#### [Recorded information]
——
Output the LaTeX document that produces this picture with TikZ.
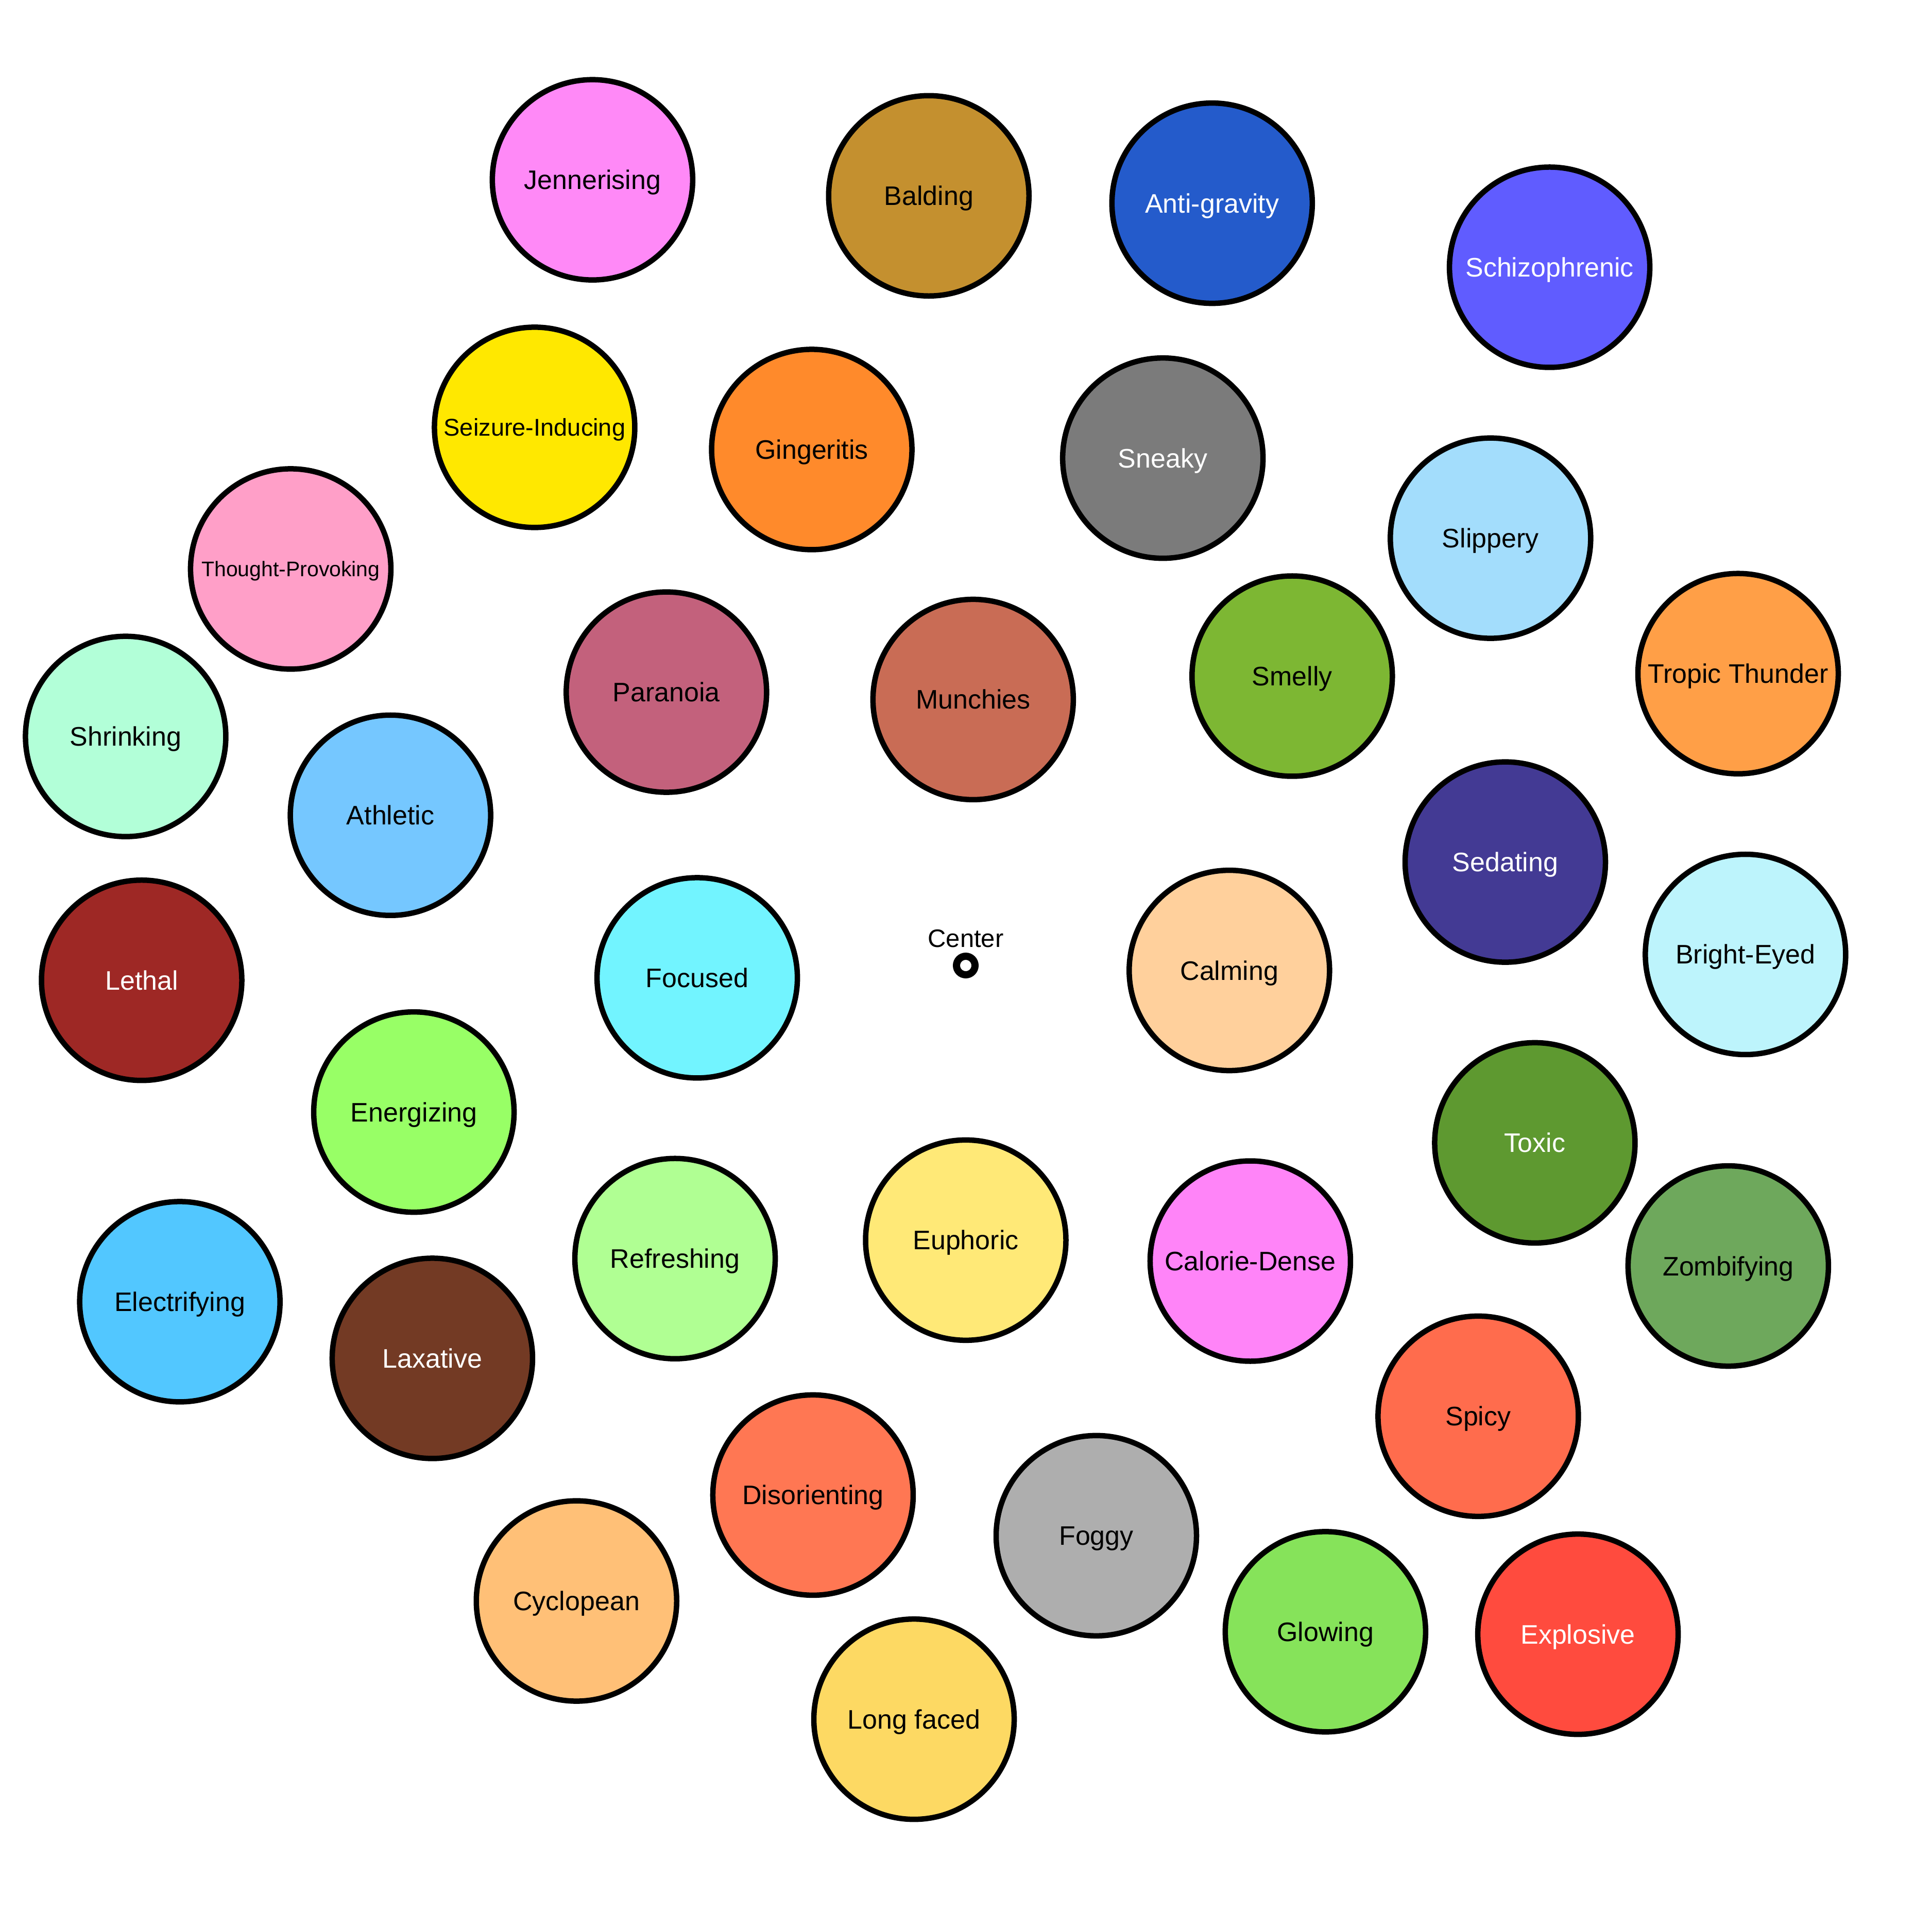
\documentclass[tikz,border=0pt]{standalone}
\usepackage{fontspec}
\setmainfont{Liberation Sans}
\definecolor{cJen}{HTML}{FF89F7}
\definecolor{cBal}{HTML}{C4902F}
\definecolor{cAnt}{HTML}{245BCB}
\definecolor{cSch}{HTML}{605CFF}
\definecolor{cSei}{HTML}{FFE800}
\definecolor{cGin}{HTML}{FF8A2B}
\definecolor{cSne}{HTML}{7B7B7B}
\definecolor{cSli}{HTML}{A3DDFC}
\definecolor{cTho}{HTML}{FF9FC8}
\definecolor{cPar}{HTML}{C3617C}
\definecolor{cMun}{HTML}{C96C55}
\definecolor{cSme}{HTML}{7DB733}
\definecolor{cTro}{HTML}{FF9F47}
\definecolor{cShr}{HTML}{B2FFD8}
\definecolor{cAth}{HTML}{75C7FF}
\definecolor{cSed}{HTML}{433A94}
\definecolor{cBri}{HTML}{BDF4FC}
\definecolor{cLet}{HTML}{9E2825}
\definecolor{cFoc}{HTML}{72F4FF}
\definecolor{cCal}{HTML}{FFD09C}
\definecolor{cEne}{HTML}{98FF66}
\definecolor{cTox}{HTML}{5E9930}
\definecolor{cZom}{HTML}{6EA85C}
\definecolor{cEle}{HTML}{52C7FF}
\definecolor{cLax}{HTML}{733A24}
\definecolor{cRef}{HTML}{B0FF93}
\definecolor{cEup}{HTML}{FFE977}
\definecolor{cCald}{HTML}{FF84F8}
\definecolor{cSpi}{HTML}{FF6C4D}
\definecolor{cDis}{HTML}{FF7753}
\definecolor{cFog}{HTML}{AEAEAE}
\definecolor{cCyc}{HTML}{FFC077}
\definecolor{cGlo}{HTML}{86E35A}
\definecolor{cExp}{HTML}{FF4B3E}
\definecolor{cLon}{HTML}{FDD963}
\tikzset{
  bub/.style={circle, draw=black, line width=10.5pt, minimum size=389pt, inner sep=0pt,
    font=\fontsize{52}{60}\selectfont, text height=37pt, text depth=0pt, text=black},
  wtext/.style={text=white},
  smallA/.style={font=\fontsize{47}{55}\selectfont, text height=33.6pt},
  smallB/.style={font=\fontsize{41}{48}\selectfont, text height=29.3pt},
  centermark/.style={circle, draw=black, line width=14pt, minimum size=36pt, inner sep=0pt, fill=white},
  centerlabel/.style={font=\fontsize{49}{56}\selectfont, text height=35pt, text depth=0pt, inner sep=0pt}
}
\begin{document}
\begin{tikzpicture}[x=2.3916pt, y=-2.3916pt]
\fill[white] (0,0) rectangle (1568,1568);
\useasboundingbox (0,0) rectangle (1568,1568);
\node[bub, fill=cJen] (jen) at (481,146) {Jennerising};
\node[bub, fill=cBal] (bal) at (754,159) {Balding};
\node[bub, fill=cAnt, wtext] (ant) at (984,165) {Anti-gravity};
\node[bub, fill=cSch, wtext] (sch) at (1258,217) {Schizophrenic};
\node[bub, fill=cSei, smallA] (sei) at (434,347) {Seizure-Inducing};
\node[bub, fill=cGin] (gin) at (659,365) {Gingeritis};
\node[bub, fill=cSne, wtext] (sne) at (944,372) {Sneaky};
\node[bub, fill=cSli] (sli) at (1210,437) {Slippery};
\node[bub, fill=cTho, smallB] (tho) at (236,462) {Thought-Provoking};
\node[bub, fill=cPar] (par) at (541,562) {Paranoia};
\node[bub, fill=cMun] (mun) at (790,568) {Munchies};
\node[bub, fill=cSme] (sme) at (1049,549) {Smelly};
\node[bub, fill=cTro] (tro) at (1411,547) {Tropic Thunder};
\node[bub, fill=cShr] (shr) at (102,598) {Shrinking};
\node[bub, fill=cAth] (ath) at (317,662) {Athletic};
\node[bub, fill=cSed, wtext] (sed) at (1222,700) {Sedating};
\node[bub, fill=cBri] (bri) at (1417,775) {Bright-Eyed};
\node[bub, fill=cLet, wtext] (let) at (115,796) {Lethal};
\node[bub, fill=cFoc] (foc) at (566,794) {Focused};
\node[bub, fill=cCal] (cal) at (998,788) {Calming};
\node[bub, fill=cEne] (ene) at (336,903) {Energizing};
\node[bub, fill=cTox, wtext] (tox) at (1246,928) {Toxic};
\node[bub, fill=cZom] (zom) at (1403,1028) {Zombifying};
\node[bub, fill=cEle] (ele) at (146,1057) {Electrifying};
\node[bub, fill=cLax, wtext] (lax) at (351,1103) {Laxative};
\node[bub, fill=cRef] (ref) at (548,1022) {Refreshing};
\node[bub, fill=cEup] (eup) at (784,1007) {Euphoric};
\node[bub, fill=cCald] (cald) at (1015,1024) {Calorie-Dense};
\node[bub, fill=cSpi] (spi) at (1200,1150) {Spicy};
\node[bub, fill=cDis] (dis) at (660,1214) {Disorienting};
\node[bub, fill=cFog] (fog) at (890,1247) {Foggy};
\node[bub, fill=cCyc] (cyc) at (468,1300) {Cyclopean};
\node[bub, fill=cGlo] (glo) at (1076,1325) {Glowing};
\node[bub, fill=cExp, wtext] (exp) at (1281,1327) {Explosive};
\node[bub, fill=cLon] (lon) at (742,1396) {Long faced};
\node[centermark] (ctr) at (784,784) {};
\node[centerlabel] (ctrlabel) at (784,762) {Center};
\end{tikzpicture}
\end{document}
——
#### [Stated goal]
Go through the listing above and write it all out exactly, leaving out any picture.

#### [Result of the exercise]
Output the LaTeX document that produces this picture with TikZ.
\documentclass[tikz,border=0pt]{standalone}
\usepackage{fontspec}
\setmainfont{Liberation Sans}
\definecolor{cJen}{HTML}{FF89F7}
\definecolor{cBal}{HTML}{C4902F}
\definecolor{cAnt}{HTML}{245BCB}
\definecolor{cSch}{HTML}{605CFF}
\definecolor{cSei}{HTML}{FFE800}
\definecolor{cGin}{HTML}{FF8A2B}
\definecolor{cSne}{HTML}{7B7B7B}
\definecolor{cSli}{HTML}{A3DDFC}
\definecolor{cTho}{HTML}{FF9FC8}
\definecolor{cPar}{HTML}{C3617C}
\definecolor{cMun}{HTML}{C96C55}
\definecolor{cSme}{HTML}{7DB733}
\definecolor{cTro}{HTML}{FF9F47}
\definecolor{cShr}{HTML}{B2FFD8}
\definecolor{cAth}{HTML}{75C7FF}
\definecolor{cSed}{HTML}{433A94}
\definecolor{cBri}{HTML}{BDF4FC}
\definecolor{cLet}{HTML}{9E2825}
\definecolor{cFoc}{HTML}{72F4FF}
\definecolor{cCal}{HTML}{FFD09C}
\definecolor{cEne}{HTML}{98FF66}
\definecolor{cTox}{HTML}{5E9930}
\definecolor{cZom}{HTML}{6EA85C}
\definecolor{cEle}{HTML}{52C7FF}
\definecolor{cLax}{HTML}{733A24}
\definecolor{cRef}{HTML}{B0FF93}
\definecolor{cEup}{HTML}{FFE977}
\definecolor{cCald}{HTML}{FF84F8}
\definecolor{cSpi}{HTML}{FF6C4D}
\definecolor{cDis}{HTML}{FF7753}
\definecolor{cFog}{HTML}{AEAEAE}
\definecolor{cCyc}{HTML}{FFC077}
\definecolor{cGlo}{HTML}{86E35A}
\definecolor{cExp}{HTML}{FF4B3E}
\definecolor{cLon}{HTML}{FDD963}
\tikzset{
  bub/.style={circle, draw=black, line width=10.5pt, minimum size=389pt, inner sep=0pt,
    font=\fontsize{52}{60}\selectfont, text height=37pt, text depth=0pt, text=black},
  wtext/.style={text=white},
  smallA/.style={font=\fontsize{47}{55}\selectfont, text height=33.6pt},
  smallB/.style={font=\fontsize{41}{48}\selectfont, text height=29.3pt},
  centermark/.style={circle, draw=black, line width=14pt, minimum size=36pt, inner sep=0pt, fill=white},
  centerlabel/.style={font=\fontsize{49}{56}\selectfont, text height=35pt, text depth=0pt, inner sep=0pt}
}
\begin{document}
\begin{tikzpicture}[x=2.3916pt, y=-2.3916pt]
\fill[white] (0,0) rectangle (1568,1568);
\useasboundingbox (0,0) rectangle (1568,1568);
\node[bub, fill=cJen] (jen) at (481,146) {Jennerising};
\node[bub, fill=cBal] (bal) at (754,159) {Balding};
\node[bub, fill=cAnt, wtext] (ant) at (984,165) {Anti-gravity};
\node[bub, fill=cSch, wtext] (sch) at (1258,217) {Schizophrenic};
\node[bub, fill=cSei, smallA] (sei) at (434,347) {Seizure-Inducing};
\node[bub, fill=cGin] (gin) at (659,365) {Gingeritis};
\node[bub, fill=cSne, wtext] (sne) at (944,372) {Sneaky};
\node[bub, fill=cSli] (sli) at (1210,437) {Slippery};
\node[bub, fill=cTho, smallB] (tho) at (236,462) {Thought-Provoking};
\node[bub, fill=cPar] (par) at (541,562) {Paranoia};
\node[bub, fill=cMun] (mun) at (790,568) {Munchies};
\node[bub, fill=cSme] (sme) at (1049,549) {Smelly};
\node[bub, fill=cTro] (tro) at (1411,547) {Tropic Thunder};
\node[bub, fill=cShr] (shr) at (102,598) {Shrinking};
\node[bub, fill=cAth] (ath) at (317,662) {Athletic};
\node[bub, fill=cSed, wtext] (sed) at (1222,700) {Sedating};
\node[bub, fill=cBri] (bri) at (1417,775) {Bright-Eyed};
\node[bub, fill=cLet, wtext] (let) at (115,796) {Lethal};
\node[bub, fill=cFoc] (foc) at (566,794) {Focused};
\node[bub, fill=cCal] (cal) at (998,788) {Calming};
\node[bub, fill=cEne] (ene) at (336,903) {Energizing};
\node[bub, fill=cTox, wtext] (tox) at (1246,928) {Toxic};
\node[bub, fill=cZom] (zom) at (1403,1028) {Zombifying};
\node[bub, fill=cEle] (ele) at (146,1057) {Electrifying};
\node[bub, fill=cLax, wtext] (lax) at (351,1103) {Laxative};
\node[bub, fill=cRef] (ref) at (548,1022) {Refreshing};
\node[bub, fill=cEup] (eup) at (784,1007) {Euphoric};
\node[bub, fill=cCald] (cald) at (1015,1024) {Calorie-Dense};
\node[bub, fill=cSpi] (spi) at (1200,1150) {Spicy};
\node[bub, fill=cDis] (dis) at (660,1214) {Disorienting};
\node[bub, fill=cFog] (fog) at (890,1247) {Foggy};
\node[bub, fill=cCyc] (cyc) at (468,1300) {Cyclopean};
\node[bub, fill=cGlo] (glo) at (1076,1325) {Glowing};
\node[bub, fill=cExp, wtext] (exp) at (1281,1327) {Explosive};
\node[bub, fill=cLon] (lon) at (742,1396) {Long faced};
\node[centermark] (ctr) at (784,784) {};
\node[centerlabel] (ctrlabel) at (784,762) {Center};
\end{tikzpicture}
\end{document}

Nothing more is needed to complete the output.